**OBJECTIVE:** Return each line of the records with nothing changed, pictures excepted.

**GIVEN ENTRIES:**
---*---

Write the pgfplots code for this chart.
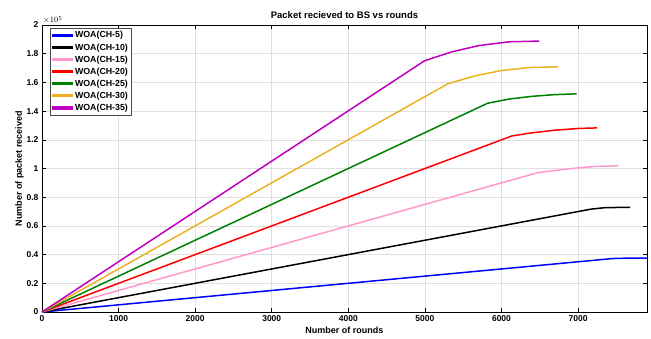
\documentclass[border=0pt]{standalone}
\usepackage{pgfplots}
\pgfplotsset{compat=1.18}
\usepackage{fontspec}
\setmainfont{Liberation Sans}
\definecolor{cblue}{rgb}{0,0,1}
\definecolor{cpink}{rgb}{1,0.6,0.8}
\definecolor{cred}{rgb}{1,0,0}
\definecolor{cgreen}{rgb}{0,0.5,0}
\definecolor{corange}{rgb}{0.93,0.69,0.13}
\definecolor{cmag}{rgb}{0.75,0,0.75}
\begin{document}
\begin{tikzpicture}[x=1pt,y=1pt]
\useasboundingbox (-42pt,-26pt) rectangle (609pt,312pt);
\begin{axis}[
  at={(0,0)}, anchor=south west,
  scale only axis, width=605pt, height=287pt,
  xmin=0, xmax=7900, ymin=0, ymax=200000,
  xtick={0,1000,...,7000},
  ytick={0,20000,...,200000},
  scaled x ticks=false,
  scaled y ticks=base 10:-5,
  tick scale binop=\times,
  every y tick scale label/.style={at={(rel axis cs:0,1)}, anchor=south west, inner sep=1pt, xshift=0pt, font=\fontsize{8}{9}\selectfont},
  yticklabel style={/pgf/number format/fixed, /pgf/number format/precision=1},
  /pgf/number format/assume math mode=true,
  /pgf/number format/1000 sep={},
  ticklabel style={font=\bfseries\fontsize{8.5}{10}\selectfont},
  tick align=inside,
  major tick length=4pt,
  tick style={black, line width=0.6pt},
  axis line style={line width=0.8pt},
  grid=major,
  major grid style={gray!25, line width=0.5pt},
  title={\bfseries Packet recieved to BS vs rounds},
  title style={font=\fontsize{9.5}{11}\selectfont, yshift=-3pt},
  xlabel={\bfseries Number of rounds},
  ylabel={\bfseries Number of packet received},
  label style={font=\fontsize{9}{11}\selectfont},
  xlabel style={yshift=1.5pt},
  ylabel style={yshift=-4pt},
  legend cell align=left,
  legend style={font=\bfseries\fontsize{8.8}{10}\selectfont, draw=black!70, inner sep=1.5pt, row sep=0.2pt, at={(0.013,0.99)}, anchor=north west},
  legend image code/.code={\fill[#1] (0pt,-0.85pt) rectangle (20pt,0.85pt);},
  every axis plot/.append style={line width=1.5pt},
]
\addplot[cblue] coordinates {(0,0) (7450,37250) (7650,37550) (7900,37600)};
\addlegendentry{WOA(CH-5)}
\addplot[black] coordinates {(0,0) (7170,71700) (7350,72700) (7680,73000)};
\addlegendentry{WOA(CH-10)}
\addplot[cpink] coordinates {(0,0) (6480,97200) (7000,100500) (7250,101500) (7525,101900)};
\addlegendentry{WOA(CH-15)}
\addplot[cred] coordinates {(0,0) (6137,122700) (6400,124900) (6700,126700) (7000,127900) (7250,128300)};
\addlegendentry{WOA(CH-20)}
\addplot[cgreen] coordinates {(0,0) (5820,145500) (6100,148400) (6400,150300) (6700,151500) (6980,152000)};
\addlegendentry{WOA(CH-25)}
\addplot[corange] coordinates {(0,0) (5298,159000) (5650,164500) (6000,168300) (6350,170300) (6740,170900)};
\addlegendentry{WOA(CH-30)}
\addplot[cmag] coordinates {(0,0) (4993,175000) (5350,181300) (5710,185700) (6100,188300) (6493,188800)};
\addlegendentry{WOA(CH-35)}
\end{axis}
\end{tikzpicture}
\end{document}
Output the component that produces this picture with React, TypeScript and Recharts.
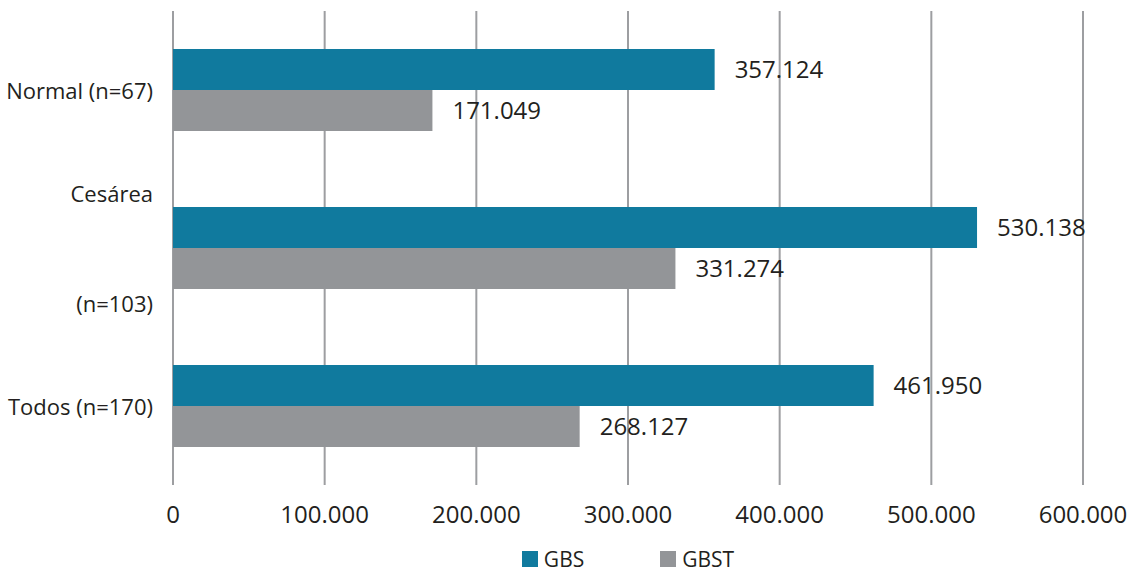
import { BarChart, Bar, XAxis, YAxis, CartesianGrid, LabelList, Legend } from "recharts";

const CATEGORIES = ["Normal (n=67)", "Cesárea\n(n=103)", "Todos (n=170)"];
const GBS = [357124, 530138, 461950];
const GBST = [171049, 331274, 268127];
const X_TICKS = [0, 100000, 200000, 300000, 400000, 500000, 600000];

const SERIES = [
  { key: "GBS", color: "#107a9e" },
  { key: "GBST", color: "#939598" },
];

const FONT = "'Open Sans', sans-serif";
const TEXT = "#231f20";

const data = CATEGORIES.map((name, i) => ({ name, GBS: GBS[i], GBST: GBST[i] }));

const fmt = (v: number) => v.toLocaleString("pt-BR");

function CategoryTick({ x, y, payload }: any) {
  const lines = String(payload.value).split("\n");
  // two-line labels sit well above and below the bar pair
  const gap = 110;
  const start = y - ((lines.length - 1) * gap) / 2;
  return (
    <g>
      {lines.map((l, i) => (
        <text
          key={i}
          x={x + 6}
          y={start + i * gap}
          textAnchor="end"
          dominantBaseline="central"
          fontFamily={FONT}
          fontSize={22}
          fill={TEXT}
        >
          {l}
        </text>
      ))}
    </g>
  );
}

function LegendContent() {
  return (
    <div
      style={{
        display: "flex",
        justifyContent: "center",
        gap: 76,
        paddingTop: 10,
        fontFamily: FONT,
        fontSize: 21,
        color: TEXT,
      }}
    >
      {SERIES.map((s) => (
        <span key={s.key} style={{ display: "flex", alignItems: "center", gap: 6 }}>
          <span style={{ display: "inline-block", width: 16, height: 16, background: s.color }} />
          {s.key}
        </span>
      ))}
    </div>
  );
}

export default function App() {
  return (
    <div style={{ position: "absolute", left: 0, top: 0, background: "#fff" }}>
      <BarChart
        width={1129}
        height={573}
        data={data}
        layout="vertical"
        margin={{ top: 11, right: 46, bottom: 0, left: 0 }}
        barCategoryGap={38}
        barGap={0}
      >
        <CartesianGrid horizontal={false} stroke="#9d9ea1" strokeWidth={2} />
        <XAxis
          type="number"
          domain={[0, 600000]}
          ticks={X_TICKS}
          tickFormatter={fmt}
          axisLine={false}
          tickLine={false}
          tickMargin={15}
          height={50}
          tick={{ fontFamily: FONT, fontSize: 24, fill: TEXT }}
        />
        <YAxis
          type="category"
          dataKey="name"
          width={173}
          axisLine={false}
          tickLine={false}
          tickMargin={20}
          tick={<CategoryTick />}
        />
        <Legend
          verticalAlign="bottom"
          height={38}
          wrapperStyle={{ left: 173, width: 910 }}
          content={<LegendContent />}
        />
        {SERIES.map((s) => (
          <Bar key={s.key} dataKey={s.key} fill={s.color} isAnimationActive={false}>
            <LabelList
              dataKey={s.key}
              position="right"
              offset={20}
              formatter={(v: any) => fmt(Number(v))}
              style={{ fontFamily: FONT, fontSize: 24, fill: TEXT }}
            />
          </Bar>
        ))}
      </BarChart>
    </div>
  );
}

---*---

**RESPONSE:**
Write the pgfplots code for this chart.
\documentclass[border=0pt]{standalone}
\usepackage{pgfplots}
\pgfplotsset{compat=1.18}
\usepackage{fontspec}
\setmainfont{Liberation Sans}
\definecolor{cblue}{rgb}{0,0,1}
\definecolor{cpink}{rgb}{1,0.6,0.8}
\definecolor{cred}{rgb}{1,0,0}
\definecolor{cgreen}{rgb}{0,0.5,0}
\definecolor{corange}{rgb}{0.93,0.69,0.13}
\definecolor{cmag}{rgb}{0.75,0,0.75}
\begin{document}
\begin{tikzpicture}[x=1pt,y=1pt]
\useasboundingbox (-42pt,-26pt) rectangle (609pt,312pt);
\begin{axis}[
  at={(0,0)}, anchor=south west,
  scale only axis, width=605pt, height=287pt,
  xmin=0, xmax=7900, ymin=0, ymax=200000,
  xtick={0,1000,...,7000},
  ytick={0,20000,...,200000},
  scaled x ticks=false,
  scaled y ticks=base 10:-5,
  tick scale binop=\times,
  every y tick scale label/.style={at={(rel axis cs:0,1)}, anchor=south west, inner sep=1pt, xshift=0pt, font=\fontsize{8}{9}\selectfont},
  yticklabel style={/pgf/number format/fixed, /pgf/number format/precision=1},
  /pgf/number format/assume math mode=true,
  /pgf/number format/1000 sep={},
  ticklabel style={font=\bfseries\fontsize{8.5}{10}\selectfont},
  tick align=inside,
  major tick length=4pt,
  tick style={black, line width=0.6pt},
  axis line style={line width=0.8pt},
  grid=major,
  major grid style={gray!25, line width=0.5pt},
  title={\bfseries Packet recieved to BS vs rounds},
  title style={font=\fontsize{9.5}{11}\selectfont, yshift=-3pt},
  xlabel={\bfseries Number of rounds},
  ylabel={\bfseries Number of packet received},
  label style={font=\fontsize{9}{11}\selectfont},
  xlabel style={yshift=1.5pt},
  ylabel style={yshift=-4pt},
  legend cell align=left,
  legend style={font=\bfseries\fontsize{8.8}{10}\selectfont, draw=black!70, inner sep=1.5pt, row sep=0.2pt, at={(0.013,0.99)}, anchor=north west},
  legend image code/.code={\fill[#1] (0pt,-0.85pt) rectangle (20pt,0.85pt);},
  every axis plot/.append style={line width=1.5pt},
]
\addplot[cblue] coordinates {(0,0) (7450,37250) (7650,37550) (7900,37600)};
\addlegendentry{WOA(CH-5)}
\addplot[black] coordinates {(0,0) (7170,71700) (7350,72700) (7680,73000)};
\addlegendentry{WOA(CH-10)}
\addplot[cpink] coordinates {(0,0) (6480,97200) (7000,100500) (7250,101500) (7525,101900)};
\addlegendentry{WOA(CH-15)}
\addplot[cred] coordinates {(0,0) (6137,122700) (6400,124900) (6700,126700) (7000,127900) (7250,128300)};
\addlegendentry{WOA(CH-20)}
\addplot[cgreen] coordinates {(0,0) (5820,145500) (6100,148400) (6400,150300) (6700,151500) (6980,152000)};
\addlegendentry{WOA(CH-25)}
\addplot[corange] coordinates {(0,0) (5298,159000) (5650,164500) (6000,168300) (6350,170300) (6740,170900)};
\addlegendentry{WOA(CH-30)}
\addplot[cmag] coordinates {(0,0) (4993,175000) (5350,181300) (5710,185700) (6100,188300) (6493,188800)};
\addlegendentry{WOA(CH-35)}
\end{axis}
\end{tikzpicture}
\end{document}
Output the component that produces this picture with React, TypeScript and Recharts.
import { BarChart, Bar, XAxis, YAxis, CartesianGrid, LabelList, Legend } from "recharts";

const CATEGORIES = ["Normal (n=67)", "Cesárea\n(n=103)", "Todos (n=170)"];
const GBS = [357124, 530138, 461950];
const GBST = [171049, 331274, 268127];
const X_TICKS = [0, 100000, 200000, 300000, 400000, 500000, 600000];

const SERIES = [
  { key: "GBS", color: "#107a9e" },
  { key: "GBST", color: "#939598" },
];

const FONT = "'Open Sans', sans-serif";
const TEXT = "#231f20";

const data = CATEGORIES.map((name, i) => ({ name, GBS: GBS[i], GBST: GBST[i] }));

const fmt = (v: number) => v.toLocaleString("pt-BR");

function CategoryTick({ x, y, payload }: any) {
  const lines = String(payload.value).split("\n");
  // two-line labels sit well above and below the bar pair
  const gap = 110;
  const start = y - ((lines.length - 1) * gap) / 2;
  return (
    <g>
      {lines.map((l, i) => (
        <text
          key={i}
          x={x + 6}
          y={start + i * gap}
          textAnchor="end"
          dominantBaseline="central"
          fontFamily={FONT}
          fontSize={22}
          fill={TEXT}
        >
          {l}
        </text>
      ))}
    </g>
  );
}

function LegendContent() {
  return (
    <div
      style={{
        display: "flex",
        justifyContent: "center",
        gap: 76,
        paddingTop: 10,
        fontFamily: FONT,
        fontSize: 21,
        color: TEXT,
      }}
    >
      {SERIES.map((s) => (
        <span key={s.key} style={{ display: "flex", alignItems: "center", gap: 6 }}>
          <span style={{ display: "inline-block", width: 16, height: 16, background: s.color }} />
          {s.key}
        </span>
      ))}
    </div>
  );
}

export default function App() {
  return (
    <div style={{ position: "absolute", left: 0, top: 0, background: "#fff" }}>
      <BarChart
        width={1129}
        height={573}
        data={data}
        layout="vertical"
        margin={{ top: 11, right: 46, bottom: 0, left: 0 }}
        barCategoryGap={38}
        barGap={0}
      >
        <CartesianGrid horizontal={false} stroke="#9d9ea1" strokeWidth={2} />
        <XAxis
          type="number"
          domain={[0, 600000]}
          ticks={X_TICKS}
          tickFormatter={fmt}
          axisLine={false}
          tickLine={false}
          tickMargin={15}
          height={50}
          tick={{ fontFamily: FONT, fontSize: 24, fill: TEXT }}
        />
        <YAxis
          type="category"
          dataKey="name"
          width={173}
          axisLine={false}
          tickLine={false}
          tickMargin={20}
          tick={<CategoryTick />}
        />
        <Legend
          verticalAlign="bottom"
          height={38}
          wrapperStyle={{ left: 173, width: 910 }}
          content={<LegendContent />}
        />
        {SERIES.map((s) => (
          <Bar key={s.key} dataKey={s.key} fill={s.color} isAnimationActive={false}>
            <LabelList
              dataKey={s.key}
              position="right"
              offset={20}
              formatter={(v: any) => fmt(Number(v))}
              style={{ fontFamily: FONT, fontSize: 24, fill: TEXT }}
            />
          </Bar>
        ))}
      </BarChart>
    </div>
  );
}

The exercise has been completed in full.